Een van de dingen die ik wás, was een verdomd goeie interviewer.
Ik dacht daar weer eens aan toen Hansje (die binnenkort een R1J-correspondent interviewt) me vroeg ‘of ik nog vragen voor ‘m had’.
Ik had (en heb) vrijwel nooit ‘nog vragen’.
Ik verzamel materiaal. Ik put uit google wat er in google zit. Als mijn te interviewen persoon elders is geínterviewd vraag ik dat op. Heeft ze (m/v) boeken geschreven, dan spel ik ze.
Niet alleen ter voorbereiding. Maar ook omdat ik vind dat het een belediging is voor een iemand die tijd maakt en moeite doet om met me te praten als ik dat *niet* heb gedaan.
Ik sta hierin – merk ik – alleen.
The times they are a-changin’…
En dat vind ik treurig.
aafke zegt
grappig
vandaag werd ik geinterviewd
en ik merkte wat jij hierboven stelde – dat het scheelt als de interviewer al onderzoek heeft gedaan.
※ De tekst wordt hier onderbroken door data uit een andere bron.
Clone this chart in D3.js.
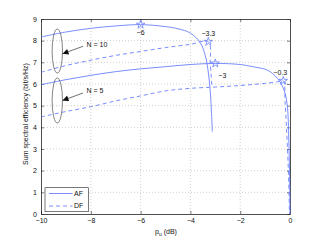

gekke is ook, ik bereid een interview als geinterviewde óók voor; ik denk na over wat ik kwijt wil en over hoe ik het kwijt wil.
Jaap zegt
Interviews waarbij de interviewer, mits een boeiend personage, zichzelf in de waagschaal legt vond/vind ik altijd de boeiendste. Vroeger kocht je de krant voor Bibeb, Ischa. Ben Haveman ook. Zijn er equivalenten? Frénk van der Linden? Vast wel meer. De voorbereiding bestond uit de totale identificatie met de geïnterviewde. Er werd niet alleen uitgehoord, maar ook geprovoceerd, opgevreeën, getart en gedold. Interview als literair genre, dat zou in Nederland weer meer aan bod mogen komen vind ik.